Anew repor t Wednesday by the Inter-American Development Bank estimates that some of the most tourism-dependent economies in Latin America and the Caribbean could shrink by as much as 19% as a result of fewer cruise ships, business travelers and student backpackers traveling to the region.
The Caribbean destinations of Aruba, Antigua and Barbuda, the Bahamas, St. Lucia and Dominica are among the top 10 tourism-dependent countries in the world. Even larger, more diversified economies depend on tourism for jobs and hard currency earnings. For example, tourism accounted for about 16% of Mexico’s economic output between 2014 and 2018, according to the IDB.
The expected economic shock is unprecedented.

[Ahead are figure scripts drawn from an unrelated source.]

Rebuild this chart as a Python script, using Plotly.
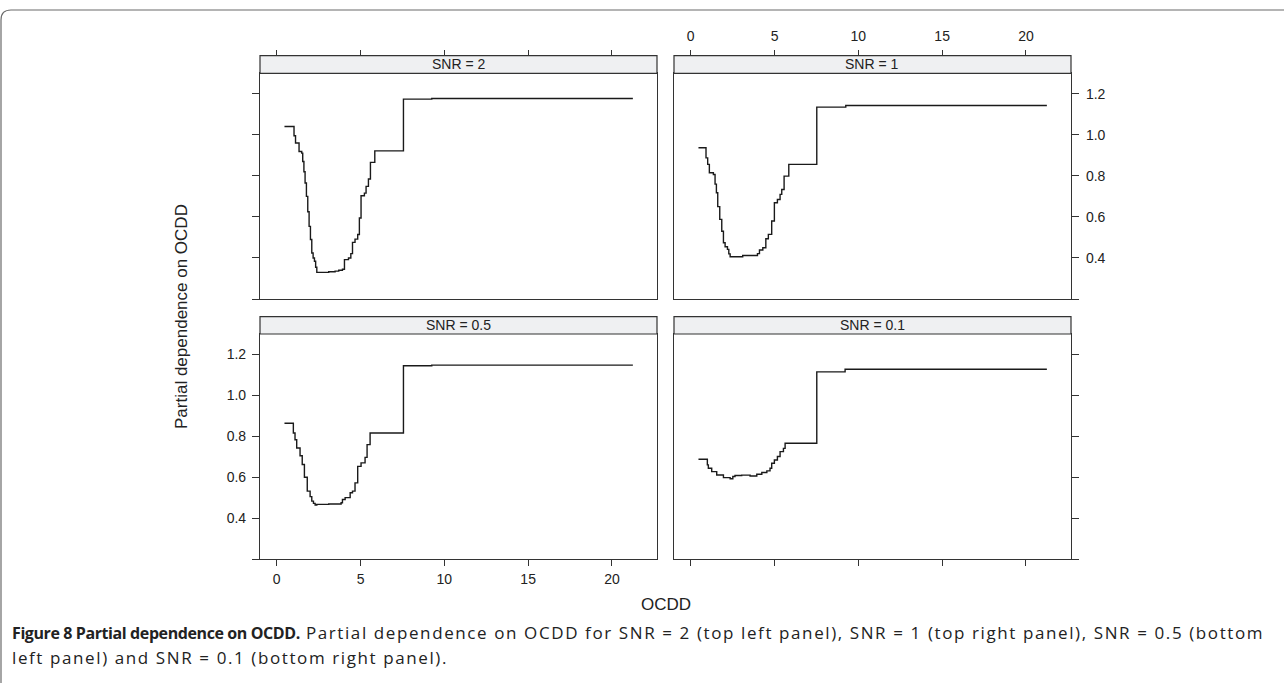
import plotly.graph_objects as go

# ---- partial dependence curves (step functions, OCDD vs. fitted effect) ----
snr_labels = ["SNR = 2", "SNR = 1", "SNR = 0.5", "SNR = 0.1"]

ocdd_snr2 = [0.46, 1.03, 1.12, 1.33, 1.49, 1.55, 1.62, 1.69, 1.77, 1.85, 1.93, 2.01,
             2.09, 2.17, 2.25, 2.32, 2.39, 3.10, 3.48, 3.70, 3.92, 4.04, 4.28, 4.42,
             4.52, 4.67, 4.83, 4.93, 5.03, 5.23, 5.33, 5.47, 5.59, 5.85, 7.56, 9.25, 21.25]
pd_snr2 = [1.041, 0.996, 0.960, 0.919, 0.911, 0.870, 0.820, 0.765, 0.700, 0.625, 0.554, 0.490,
           0.424, 0.400, 0.384, 0.355, 0.330, 0.333, 0.336, 0.340, 0.345, 0.392, 0.400, 0.421,
           0.476, 0.492, 0.514, 0.595, 0.703, 0.716, 0.749, 0.785, 0.866, 0.922, 1.174, 1.177, 1.177]

ocdd_snr1 = [0.46, 0.91, 1.01, 1.11, 1.35, 1.45, 1.53, 1.61, 1.73, 1.85, 1.95, 2.05,
             2.19, 2.27, 2.35, 3.10, 3.98, 4.10, 4.30, 4.48, 4.63, 4.83, 4.99, 5.17,
             5.33, 5.43, 5.57, 5.85, 7.52, 9.25, 21.25]
pd_snr1 = [0.937, 0.888, 0.856, 0.815, 0.807, 0.760, 0.718, 0.650, 0.588, 0.530, 0.474, 0.455,
           0.442, 0.420, 0.406, 0.412, 0.421, 0.439, 0.450, 0.494, 0.515, 0.580, 0.669, 0.685,
           0.710, 0.734, 0.799, 0.856, 1.135, 1.143, 1.143]

ocdd_snr05 = [0.46, 0.99, 1.09, 1.19, 1.39, 1.52, 1.65, 1.82, 1.99, 2.09, 2.19, 2.29,
              2.39, 3.10, 3.84, 3.92, 4.08, 4.38, 4.52, 4.67, 4.83, 5.03, 5.27, 5.39,
              5.57, 5.83, 7.56, 9.25, 21.25]
pd_snr05 = [0.864, 0.816, 0.783, 0.743, 0.705, 0.662, 0.600, 0.532, 0.505, 0.483, 0.472, 0.464,
            0.467, 0.469, 0.475, 0.491, 0.500, 0.524, 0.532, 0.572, 0.653, 0.670, 0.697, 0.759,
            0.816, 0.816, 1.145, 1.148, 1.148]

ocdd_snr01 = [0.46, 0.99, 1.05, 1.25, 1.55, 1.95, 2.35, 2.51, 2.64, 3.04, 3.54, 3.94,
              4.24, 4.54, 4.73, 4.83, 4.99, 5.17, 5.33, 5.53, 5.63, 5.83, 7.52, 9.21, 21.25]
pd_snr01 = [0.688, 0.660, 0.644, 0.627, 0.611, 0.598, 0.592, 0.603, 0.608, 0.610, 0.606, 0.614,
            0.623, 0.631, 0.644, 0.668, 0.684, 0.701, 0.725, 0.741, 0.766, 0.766, 1.115, 1.128, 1.128]

x_ticks = [0, 5, 10, 15, 20]
y_ticks = [0.2, 0.4, 0.6, 0.8, 1.0, 1.2]
y_tick_text = ["", "0.4", "0.6", "0.8", "1.0", "1.2"]

x_title = "OCDD"
y_title = "Partial dependence on OCDD"
caption_bold = "Figure 8 Partial dependence on OCDD."
caption_line1 = (" Partial dependence on OCDD for SNR = 2 (top left panel), "
                 "SNR = 1 (top right panel), SNR = 0.5 (bottom")
caption_line2 = "left panel) and SNR = 0.1 (bottom right panel)."

# ---- page geometry (pixels) ----
W, H = 1284, 683
COLS = [(260, 657), (674, 1071)]
ROWS = [(73.3, 299), (334, 559)]
STRIPS = [(55.7, 73.3), (316.7, 334)]
X_RANGE = [-1.0, 22.69]
Y_RANGE = [0.2, 1.3]

INK = "#222222"
FRAME = "#333333"
SANS = "Liberation Sans, Arial, sans-serif"
TICK_FONT = dict(family=SANS, size=14, color=INK)


def fx(p):
    return p / W


def fy(p):
    return 1 - p / H


fig = go.Figure()

series = [(ocdd_snr2, pd_snr2), (ocdd_snr1, pd_snr1),
          (ocdd_snr05, pd_snr05), (ocdd_snr01, pd_snr01)]

for i, (xs, ys) in enumerate(series):
    fig.add_trace(go.Scatter(
        x=xs, y=ys, mode="lines",
        line=dict(color="#1a1a1a", width=1.4, shape="hv"),
        xaxis="x" if i == 0 else f"x{i+1}",
        yaxis="y" if i == 0 else f"y{i+1}",
        showlegend=False, hoverinfo="skip",
    ))

# placeholder traces so the top tick axes above the strips are rendered
for xa, ya in (("x5", "y"), ("x6", "y2")):
    fig.add_trace(go.Scatter(x=[None], y=[None], mode="lines", xaxis=xa, yaxis=ya,
                             showlegend=False, hoverinfo="skip"))

base_x = dict(range=X_RANGE, showgrid=False, zeroline=False, showline=True,
              linecolor=FRAME, linewidth=1.2, mirror=True, tickvals=x_ticks,
              tickcolor=FRAME, ticklen=6, tickwidth=1.2, tickfont=TICK_FONT,
              ticklabelstandoff=1, fixedrange=True)
base_y = dict(range=Y_RANGE, showgrid=False, zeroline=False, showline=True,
              linecolor=FRAME, linewidth=1.2, mirror=True, tickvals=y_ticks,
              ticktext=y_tick_text, tickcolor=FRAME, ticklen=7, tickwidth=1.2,
              tickfont=TICK_FONT, fixedrange=True)

layout_axes = {}
panel_spec = [
    # (row, col, bottom ticks, bottom labels, y side, y ticks, y labels)
    (0, 0, False, False, "left", True, False),
    (0, 1, False, False, "right", True, True),
    (1, 0, True, True, "left", True, True),
    (1, 1, True, False, "right", True, False),
]
for i, (r, c, xt, xl, yside, yt, yl) in enumerate(panel_spec):
    n = "" if i == 0 else str(i + 1)
    xd = [fx(COLS[c][0]), fx(COLS[c][1])]
    yd = [fy(ROWS[r][1]), fy(ROWS[r][0])]
    layout_axes[f"xaxis{n}"] = dict(base_x, domain=xd, anchor=f"y{n}",
                                    ticks="outside" if xt else "", showticklabels=xl)
    layout_axes[f"yaxis{n}"] = dict(base_y, domain=yd, anchor=f"x{n}", side=yside,
                                    ticklabelstandoff=3 if yside == "left" else 4,
                                    ticks="outside" if yt else "", showticklabels=yl)

# tick axes sitting on top of the strips in the first row
layout_axes["xaxis5"] = dict(base_x, overlaying="x", anchor="free", side="top",
                             position=fy(STRIPS[0][0]), showline=False, mirror=False,
                             ticks="outside", showticklabels=False)
layout_axes["xaxis6"] = dict(base_x, overlaying="x2", anchor="free", side="top",
                             position=fy(STRIPS[0][0]), showline=False, mirror=False,
                             ticks="outside", showticklabels=True, ticklabelstandoff=3)

shapes = []
annotations = []
k = 0
for r in range(2):
    for c in range(2):
        shapes.append(dict(type="rect", xref="paper", yref="paper",
                           x0=fx(COLS[c][0]), x1=fx(COLS[c][1]),
                           y0=fy(STRIPS[r][1]), y1=fy(STRIPS[r][0]),
                           fillcolor="#eff0f2", line=dict(color=FRAME, width=1.2)))
        annotations.append(dict(text=snr_labels[k], xref="paper", yref="paper",
                                x=fx((COLS[c][0] + COLS[c][1]) / 2),
                                y=fy((STRIPS[r][0] + STRIPS[r][1]) / 2),
                                showarrow=False, xanchor="center", yanchor="middle",
                                font=dict(family=SANS, size=14, color=INK)))
        k += 1

# outer figure frame with a rounded top-left corner
rad = 10
x_l, y_t = 1.0, 10.0
frame_path = (f"M {fx(x_l)},{fy(H + 5)} L {fx(x_l)},{fy(y_t + rad)} "
              f"Q {fx(x_l)},{fy(y_t)} {fx(x_l + rad)},{fy(y_t)} L {fx(W + 5)},{fy(y_t)}")
shapes.append(dict(type="path", xref="paper", yref="paper", path=frame_path,
                   line=dict(color="#6b6b6b", width=1.2)))

annotations.append(dict(text=x_title, xref="paper", yref="paper", x=fx(666), y=fy(604),
                        showarrow=False, xanchor="center", yanchor="middle",
                        font=dict(family=SANS, size=17, color=INK)))
annotations.append(dict(text=y_title, xref="paper", yref="paper", x=fx(181), y=fy(316),
                        showarrow=False, xanchor="center", yanchor="middle", textangle=-90,
                        font=dict(family=SANS, size=17, color=INK)))

# caption text (bold lead-in, then body text set slightly open)
cap_font = dict(family="Open Sans, Noto Sans, sans-serif", size=17, color=INK)
lead_style = "font-size:16px;letter-spacing:-0.4px"
body_style = "letter-spacing:1.6px"
annotations.append(dict(text=(f"<b><span style='{lead_style}'>{caption_bold}</span></b>"
                              f"<span style='{body_style}'>{caption_line1}</span>"),
                        xref="paper", yref="paper",
                        x=fx(10), y=fy(632), showarrow=False, xanchor="left", yanchor="middle",
                        font=cap_font))
annotations.append(dict(text=f"<span style='{body_style}'>{caption_line2}</span>",
                        xref="paper", yref="paper",
                        x=fx(10), y=fy(657), showarrow=False, xanchor="left", yanchor="middle",
                        font=cap_font))

fig.update_layout(
    width=W, height=H,
    margin=dict(l=0, r=0, t=0, b=0),
    paper_bgcolor="white", plot_bgcolor="white",
    showlegend=False,
    shapes=shapes, annotations=annotations,
    **layout_axes,
)

fig.write_html("out.html")
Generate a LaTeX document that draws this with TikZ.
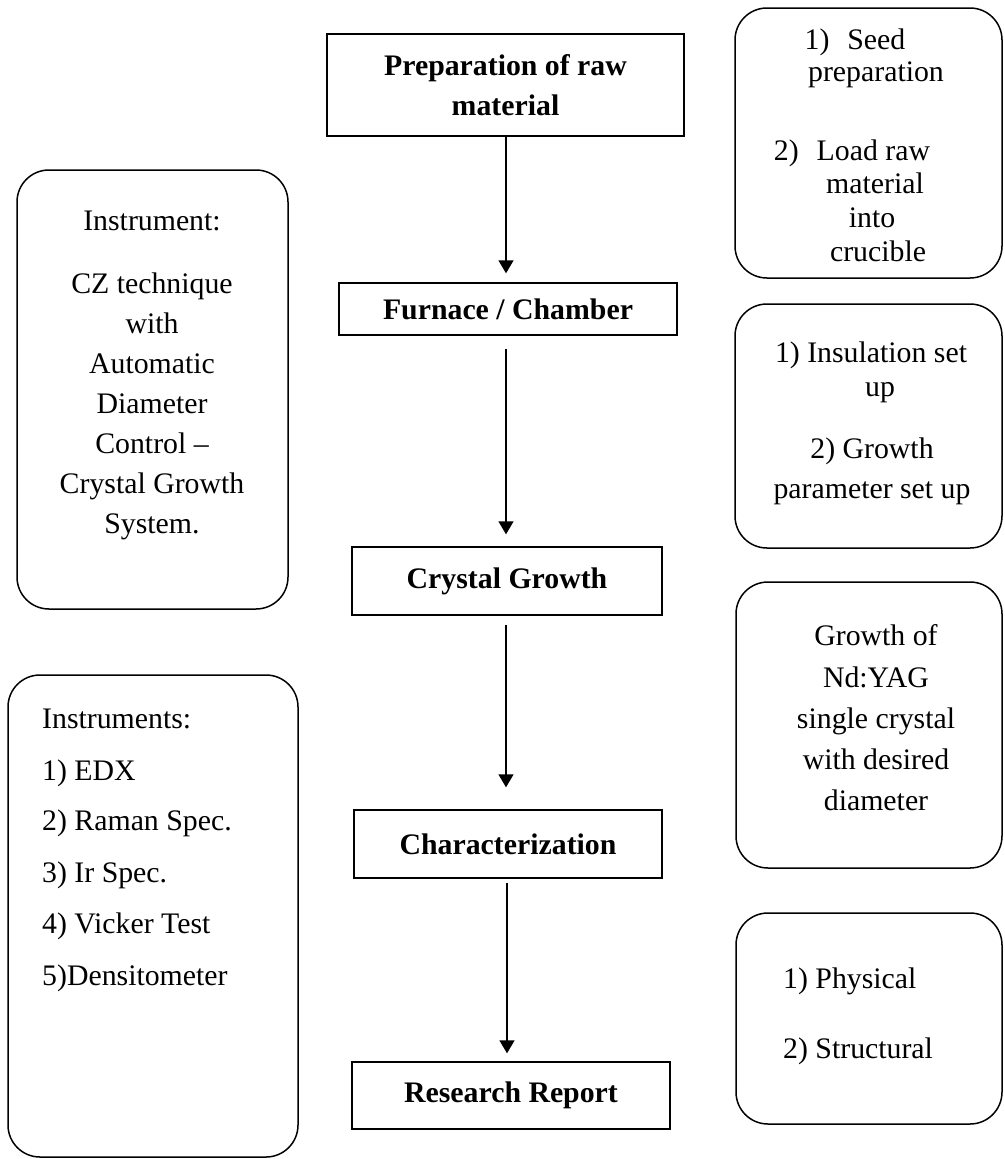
\documentclass[tikz,border=0pt]{standalone}
\usepackage{fontspec}
\setmainfont{Liberation Serif}
\usetikzlibrary{arrows.meta}
\tikzset{
  flowbox/.style={draw=black, line width=1.4pt, rectangle, inner sep=0pt, align=center,
    font=\fontsize{29.8}{40}\selectfont\bfseries},
  rbox/.style={draw=black, line width=1.5pt, rectangle, rounded corners=32pt, inner sep=0pt},
  tx/.style={anchor=base, inner sep=0pt, font=\fontsize{29.8}{34}\selectfont},
  txl/.style={anchor=base west, inner sep=0pt, font=\fontsize{29.8}{34}\selectfont},
  flowarrow/.style={line width=1.4pt, -{Triangle[width=15pt,length=13pt]}}
}
\begin{document}
\begin{tikzpicture}[x=1pt,y=-1pt]
\useasboundingbox (0,0) rectangle (1004,1159);
% centre column
\node[flowbox, minimum width=357pt, minimum height=102pt] (prep) at (505.5,85) {Preparation of raw\\material};
\node[flowbox, minimum width=338pt, minimum height=52pt] (furn) at (508,309) {Furnace / Chamber};
\node[flowbox, minimum width=310pt, minimum height=68pt] (cg) at (507,581) {Crystal Growth};
\node[flowbox, minimum width=308pt, minimum height=68pt] (char) at (508,844) {Characterization};
\node[flowbox, minimum width=318pt, minimum height=67pt] (rep) at (511,1095.5) {Research Report};
% arrows
\draw[flowarrow, shorten >=9pt] (506,0 |- prep.south) -- (506,0 |- furn.north);
\draw[flowarrow, shorten <=13pt, shorten >=12pt] (506,0 |- furn.south) -- (506,0 |- cg.north);
\draw[flowarrow, shorten <=9pt, shorten >=22pt] (506,0 |- cg.south) -- (506,0 |- char.north);
\draw[flowarrow, shorten <=4pt, shorten >=8pt] (507,0 |- char.south) -- (507,0 |- rep.north);
% right column boxes
\node[rbox, minimum width=267pt, minimum height=270pt] (r1) at (868.5,143) {};
\node[tx] (r1a) at (855,49) {1)\hspace{0.6em}Seed};
\node[tx] (r1b) at (876,81) {preparation};
\node[tx] (r1c) at (852,160) {2)\hspace{0.6em}Load raw};
\node[tx] (r1d) at (875,193) {material};
\node[tx] (r1e) at (872,227) {into};
\node[tx] (r1f) at (878,261) {crucible};

\node[rbox, minimum width=267pt, minimum height=244pt] (r2) at (868.5,426) {};
\node[tx] (r2a) at (871,362) {1) Insulation set};
\node[tx] (r2b) at (880,396) {up};
\node[tx] (r2c) at (872,458) {2) Growth};
\node[tx] (r2d) at (872,498) {parameter set up};

\node[rbox, minimum width=266pt, minimum height=286pt] (r3) at (869,725) {};
\node[tx] (r3a) at (876,645) {Growth of};
\node[tx] (r3b) at (876,687) {Nd:YAG};
\node[tx] (r3c) at (876,728) {single crystal};
\node[tx] (r3d) at (876,769) {with desired};
\node[tx] (r3e) at (876,810) {diameter};

\node[rbox, minimum width=266pt, minimum height=211pt] (r4) at (869,1018.5) {};
\node[txl] (r4a) at (783,988) {1) Physical};
\node[txl] (r4b) at (783,1058) {2) Structural};
% left column boxes
\node[rbox, minimum width=271pt, minimum height=439pt] (l1) at (152.5,389.5) {};
\node[tx] (l1a) at (152,230) {Instrument:};
\node[tx] (l1b) at (152,293) {CZ technique};
\node[tx] (l1c) at (152,333) {with};
\node[tx] (l1d) at (152,373) {Automatic};
\node[tx] (l1e) at (152,413) {Diameter};
\node[tx] (l1f) at (152,453) {Control –};
\node[tx] (l1g) at (152,493) {Crystal Growth};
\node[tx] (l1h) at (152,533) {System.};

\node[rbox, minimum width=290pt, minimum height=482pt] (l2) at (153,916) {};
\node[txl] (l2a) at (42,728) {Instruments:};
\node[txl] (l2b) at (42,780) {1) EDX};
\node[txl] (l2c) at (42,830) {2) Raman Spec.};
\node[txl] (l2d) at (42,882) {3) Ir Spec.};
\node[txl] (l2e) at (42,933) {4) Vicker Test};
\node[txl] (l2f) at (42,985) {5)Densitometer};
\end{tikzpicture}
\end{document}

While tourism arrivals to the region contracted by as much as about 4% during the global financial crisis, the near-complete shutdown of both air travel and cruise ship activity beginning in March from the global pandemic could lead to declines of anywhere from 40% to 70%, according to the report.
“The COVID-19 shock to tourism in Latin America and the Caribbean represents an unprecedented extreme outlier event,” conclude the report’s authors. “Government interventions to support the sector and their citizens must be equally unparalleled.”